TASK GOAL> Your task is to copy the listing exactly. Drop any pictures from the copy.

GIVEN MATERIAL>
>>>>
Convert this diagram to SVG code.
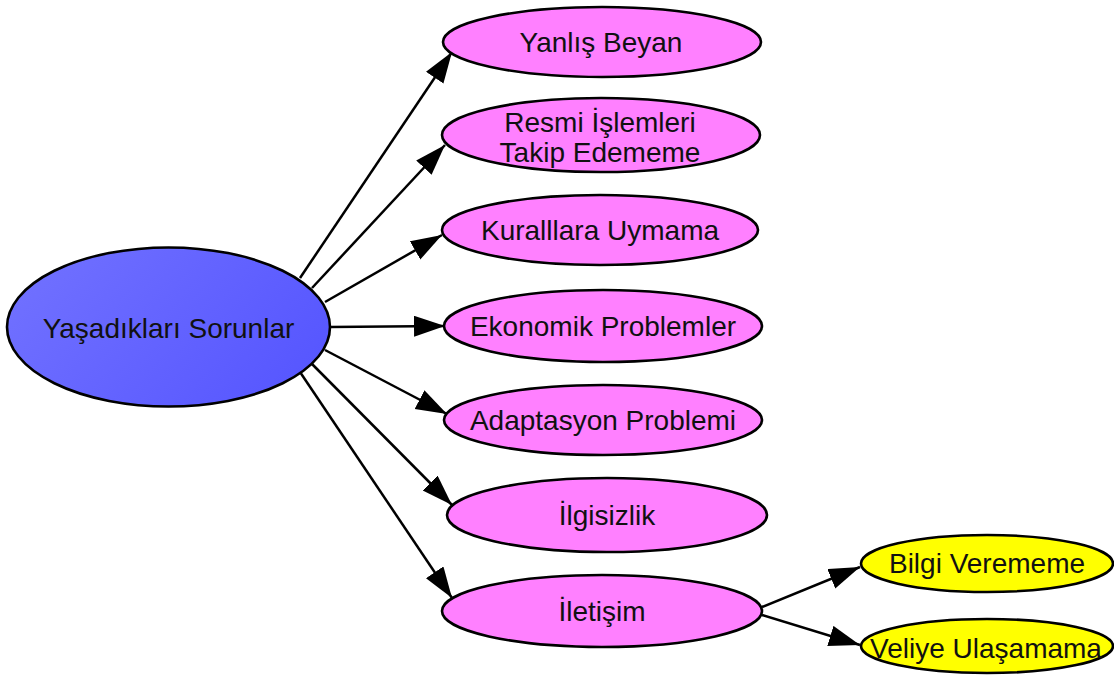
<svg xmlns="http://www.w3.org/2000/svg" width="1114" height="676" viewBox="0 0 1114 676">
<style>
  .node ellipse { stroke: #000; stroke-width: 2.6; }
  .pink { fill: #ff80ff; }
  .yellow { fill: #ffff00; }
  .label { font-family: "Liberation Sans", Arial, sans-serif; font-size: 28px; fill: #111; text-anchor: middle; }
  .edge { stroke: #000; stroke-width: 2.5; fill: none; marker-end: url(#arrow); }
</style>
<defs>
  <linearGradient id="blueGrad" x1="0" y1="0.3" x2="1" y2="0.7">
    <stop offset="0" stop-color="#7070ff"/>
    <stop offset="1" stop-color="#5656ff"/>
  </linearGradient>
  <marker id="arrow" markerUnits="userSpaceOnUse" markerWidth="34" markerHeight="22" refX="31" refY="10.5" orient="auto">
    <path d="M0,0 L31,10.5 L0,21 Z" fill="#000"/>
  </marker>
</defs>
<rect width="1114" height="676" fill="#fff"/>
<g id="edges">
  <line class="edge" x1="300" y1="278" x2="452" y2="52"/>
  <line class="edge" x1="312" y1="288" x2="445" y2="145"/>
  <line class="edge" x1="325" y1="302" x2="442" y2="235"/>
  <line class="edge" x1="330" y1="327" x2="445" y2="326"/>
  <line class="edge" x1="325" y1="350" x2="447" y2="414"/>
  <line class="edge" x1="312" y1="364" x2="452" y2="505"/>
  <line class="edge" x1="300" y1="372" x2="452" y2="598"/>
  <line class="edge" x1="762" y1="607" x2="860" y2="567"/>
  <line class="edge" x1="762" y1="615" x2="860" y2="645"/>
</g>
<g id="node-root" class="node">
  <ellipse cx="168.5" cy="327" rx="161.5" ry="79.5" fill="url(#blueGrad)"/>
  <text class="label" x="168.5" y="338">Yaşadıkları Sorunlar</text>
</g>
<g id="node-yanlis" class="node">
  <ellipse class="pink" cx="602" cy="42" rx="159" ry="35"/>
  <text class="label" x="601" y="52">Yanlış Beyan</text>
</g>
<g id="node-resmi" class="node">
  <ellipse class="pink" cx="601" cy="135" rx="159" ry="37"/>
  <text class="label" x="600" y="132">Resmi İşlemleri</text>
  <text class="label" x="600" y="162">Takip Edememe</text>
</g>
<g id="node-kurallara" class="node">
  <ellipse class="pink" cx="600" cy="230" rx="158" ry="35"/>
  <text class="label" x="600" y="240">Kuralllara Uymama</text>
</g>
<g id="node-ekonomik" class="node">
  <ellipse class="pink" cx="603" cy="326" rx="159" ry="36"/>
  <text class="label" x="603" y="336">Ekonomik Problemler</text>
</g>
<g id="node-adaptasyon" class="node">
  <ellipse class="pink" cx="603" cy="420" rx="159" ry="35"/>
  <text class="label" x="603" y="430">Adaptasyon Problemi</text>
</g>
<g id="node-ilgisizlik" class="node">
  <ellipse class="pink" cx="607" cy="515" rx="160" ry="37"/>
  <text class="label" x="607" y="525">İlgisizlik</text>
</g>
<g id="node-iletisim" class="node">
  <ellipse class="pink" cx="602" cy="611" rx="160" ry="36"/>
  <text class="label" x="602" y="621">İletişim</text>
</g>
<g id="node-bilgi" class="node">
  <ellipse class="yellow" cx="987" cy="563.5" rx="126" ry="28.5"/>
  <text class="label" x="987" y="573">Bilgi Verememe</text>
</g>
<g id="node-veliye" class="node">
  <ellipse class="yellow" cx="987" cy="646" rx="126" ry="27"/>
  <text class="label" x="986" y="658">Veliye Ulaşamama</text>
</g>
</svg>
<<<<
TASK RESPONSE>
Convert this diagram to SVG code.
<svg xmlns="http://www.w3.org/2000/svg" width="1114" height="676" viewBox="0 0 1114 676">
<style>
  .node ellipse { stroke: #000; stroke-width: 2.6; }
  .pink { fill: #ff80ff; }
  .yellow { fill: #ffff00; }
  .label { font-family: "Liberation Sans", Arial, sans-serif; font-size: 28px; fill: #111; text-anchor: middle; }
  .edge { stroke: #000; stroke-width: 2.5; fill: none; marker-end: url(#arrow); }
</style>
<defs>
  <linearGradient id="blueGrad" x1="0" y1="0.3" x2="1" y2="0.7">
    <stop offset="0" stop-color="#7070ff"/>
    <stop offset="1" stop-color="#5656ff"/>
  </linearGradient>
  <marker id="arrow" markerUnits="userSpaceOnUse" markerWidth="34" markerHeight="22" refX="31" refY="10.5" orient="auto">
    <path d="M0,0 L31,10.5 L0,21 Z" fill="#000"/>
  </marker>
</defs>
<rect width="1114" height="676" fill="#fff"/>
<g id="edges">
  <line class="edge" x1="300" y1="278" x2="452" y2="52"/>
  <line class="edge" x1="312" y1="288" x2="445" y2="145"/>
  <line class="edge" x1="325" y1="302" x2="442" y2="235"/>
  <line class="edge" x1="330" y1="327" x2="445" y2="326"/>
  <line class="edge" x1="325" y1="350" x2="447" y2="414"/>
  <line class="edge" x1="312" y1="364" x2="452" y2="505"/>
  <line class="edge" x1="300" y1="372" x2="452" y2="598"/>
  <line class="edge" x1="762" y1="607" x2="860" y2="567"/>
  <line class="edge" x1="762" y1="615" x2="860" y2="645"/>
</g>
<g id="node-root" class="node">
  <ellipse cx="168.5" cy="327" rx="161.5" ry="79.5" fill="url(#blueGrad)"/>
  <text class="label" x="168.5" y="338">Yaşadıkları Sorunlar</text>
</g>
<g id="node-yanlis" class="node">
  <ellipse class="pink" cx="602" cy="42" rx="159" ry="35"/>
  <text class="label" x="601" y="52">Yanlış Beyan</text>
</g>
<g id="node-resmi" class="node">
  <ellipse class="pink" cx="601" cy="135" rx="159" ry="37"/>
  <text class="label" x="600" y="132">Resmi İşlemleri</text>
  <text class="label" x="600" y="162">Takip Edememe</text>
</g>
<g id="node-kurallara" class="node">
  <ellipse class="pink" cx="600" cy="230" rx="158" ry="35"/>
  <text class="label" x="600" y="240">Kuralllara Uymama</text>
</g>
<g id="node-ekonomik" class="node">
  <ellipse class="pink" cx="603" cy="326" rx="159" ry="36"/>
  <text class="label" x="603" y="336">Ekonomik Problemler</text>
</g>
<g id="node-adaptasyon" class="node">
  <ellipse class="pink" cx="603" cy="420" rx="159" ry="35"/>
  <text class="label" x="603" y="430">Adaptasyon Problemi</text>
</g>
<g id="node-ilgisizlik" class="node">
  <ellipse class="pink" cx="607" cy="515" rx="160" ry="37"/>
  <text class="label" x="607" y="525">İlgisizlik</text>
</g>
<g id="node-iletisim" class="node">
  <ellipse class="pink" cx="602" cy="611" rx="160" ry="36"/>
  <text class="label" x="602" y="621">İletişim</text>
</g>
<g id="node-bilgi" class="node">
  <ellipse class="yellow" cx="987" cy="563.5" rx="126" ry="28.5"/>
  <text class="label" x="987" y="573">Bilgi Verememe</text>
</g>
<g id="node-veliye" class="node">
  <ellipse class="yellow" cx="987" cy="646" rx="126" ry="27"/>
  <text class="label" x="986" y="658">Veliye Ulaşamama</text>
</g>
</svg>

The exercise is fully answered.